Lending by Chinese banks surged by far more than expected in September, with 1.05 trillion yuan ($165.47 billion) in new yuan loans extended following moves to stop the economy slowing by cutting interest rates and prioritising infrastructure projects. China's bailout of its ailing stock markets distorted lending figures in recent months, but a jump of about 30 percent in new loans in the January-September period from same nine months a year ago showed how the government was trying to steady a slowing economy.
Economists polled by Reuters had forecast new yuan loans would rise to 885.5 billion yuan in September from 809.6 billion yuan in August. In a bid to stoke activity, the central bank has cut interest rates five times since November, and lowered the amount of cash that the banks must hold as reserves.
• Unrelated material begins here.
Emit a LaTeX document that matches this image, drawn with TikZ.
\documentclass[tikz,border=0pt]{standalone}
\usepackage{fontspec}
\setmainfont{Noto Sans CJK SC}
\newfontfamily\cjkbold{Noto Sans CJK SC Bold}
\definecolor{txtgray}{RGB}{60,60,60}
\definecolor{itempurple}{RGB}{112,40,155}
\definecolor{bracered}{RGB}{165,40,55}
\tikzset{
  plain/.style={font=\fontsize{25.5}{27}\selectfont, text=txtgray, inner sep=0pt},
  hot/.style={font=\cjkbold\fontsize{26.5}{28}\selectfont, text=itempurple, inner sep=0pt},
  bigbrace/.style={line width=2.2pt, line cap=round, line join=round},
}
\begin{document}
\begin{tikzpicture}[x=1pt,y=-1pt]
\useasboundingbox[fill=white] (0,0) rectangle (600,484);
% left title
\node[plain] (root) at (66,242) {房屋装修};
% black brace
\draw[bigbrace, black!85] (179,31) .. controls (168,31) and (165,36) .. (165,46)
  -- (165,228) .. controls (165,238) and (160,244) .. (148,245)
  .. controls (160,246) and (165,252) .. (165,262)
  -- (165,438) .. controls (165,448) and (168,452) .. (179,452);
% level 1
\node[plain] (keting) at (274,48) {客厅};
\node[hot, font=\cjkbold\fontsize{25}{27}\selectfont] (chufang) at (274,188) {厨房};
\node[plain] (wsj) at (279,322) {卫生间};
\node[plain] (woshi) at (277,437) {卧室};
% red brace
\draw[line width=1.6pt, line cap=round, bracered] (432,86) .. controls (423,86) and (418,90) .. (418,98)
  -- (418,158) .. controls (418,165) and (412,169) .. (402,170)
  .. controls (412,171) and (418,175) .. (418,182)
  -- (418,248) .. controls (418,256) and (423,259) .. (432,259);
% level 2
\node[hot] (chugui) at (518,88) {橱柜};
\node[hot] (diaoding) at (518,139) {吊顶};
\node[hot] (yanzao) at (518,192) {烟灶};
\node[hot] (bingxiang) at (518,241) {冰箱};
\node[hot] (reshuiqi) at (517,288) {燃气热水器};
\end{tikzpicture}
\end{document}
The latest cut in interest rates and banks' reserve requirements came on August 25.
Other policy measures have included fast-tracking infrastructure investment to cutting down payments for some first-time home buyers and pushing ahead with financial reforms. "While this points to better financing conditions in the economy, it must be remembered that monetary statistics have always came out with encouraging numbers after an easing move but remain dispirited thereafter - which is a clear indication that there are ongoing problems on the demand side, rather than the supply side," said Chester Liaw, an economist at Forecast Pte Ltd in Singapore.
New loans totalled 9.9 trillion yuan in the first nine months, including 1.48 trillion yuan in July - the highest monthly reading since 2009 as the government pumped billions into equity markets to avert a full-blown crash. New loans were 9.78 trillion yuan in the whole of 2014. "This shows that monetary policy is already loose and room for further easing is limited," said Lin Hu, an economist at Guosen Securities in Beijing. "Fiscal policy may play a more active role," he said.